Garotas de Unidade de Internação de Santa Maria lançam um livro. Iasmin Baima, coautora do livro. Santa Maria. Foto: Rayra Paiva Franco/Jornal de Brasília.

Yasmin viveu no centro de internação durante dois anos e seis meses. Voltar a visitar o local em uma outra situação, no lançamento do livro, ainda causa incômodo. “Querendo ou não, eu ainda lembro porque estive aqui pela primeira vez. É um pouco perturbador, mas ao mesmo tempo é importante a minha volta em outro contexto. Até porque, quando saí daqui, muitas pessoas seguraram a minha mão e não me deixaram voltar para a minha vida de antes”, define.

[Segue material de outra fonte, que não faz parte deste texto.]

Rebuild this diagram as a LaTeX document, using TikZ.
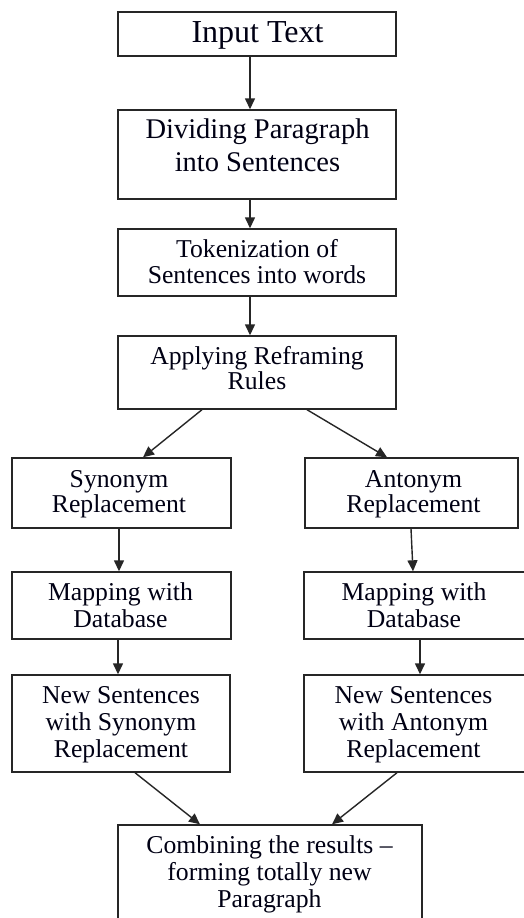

A trajetória não é nada fácil. A vice-diretora da unidade, Luana Eusébia, conta que correu atrás de diversas atividades para ocupar, principalmente as meninas, dentro da unidade. “Fazemos com que os adolescentes vão à escola todos os dias. A unidade tem atividades ocupacionais para permitir que os jovens não fiquem totalmente desconectados do mundo”, salienta.

Garotas de Unidade de Internação de Santa Maria lançam um livro. Santa Maria. Foto: Rayra Paiva Franco/Jornal de Brasília.

Saiba Mais

Cerca de mil livros foram impressos nesta primeira leva, após ser rejeitado por seis editoras.

Talia decidiu estudar. De dentro da penitenciária ela conseguiu, há menos de um mês, uma bolsa na Faculdade Anhanguera para cursar gestão pública. Existe um programa que proporciona para presas a oportunidade de iniciar uma faculdade a distância, o que tem facilitado a vida da jovem.

Apesar disso, ela ainda enfrenta dificuldades para arcar com os custos do sonho.


Serviço

Onde encontrar

O livro, em formato digital, pode ser lido gratuitamente. O arquivo está disponível no site http://www.anis.org.br/.

A versão impressa está sendo vendida por R$ 30. O dinheiro arrecadado será revertido nos estudos de Talia quando ela for liberta. Caso o interessado não possa contribuir com este valor, a Anis arrecada qualquer quantia para a ajuda de custo e também para a produção de mais edições.

O livro será distribuído gratuitamente para todas as menores da unidade.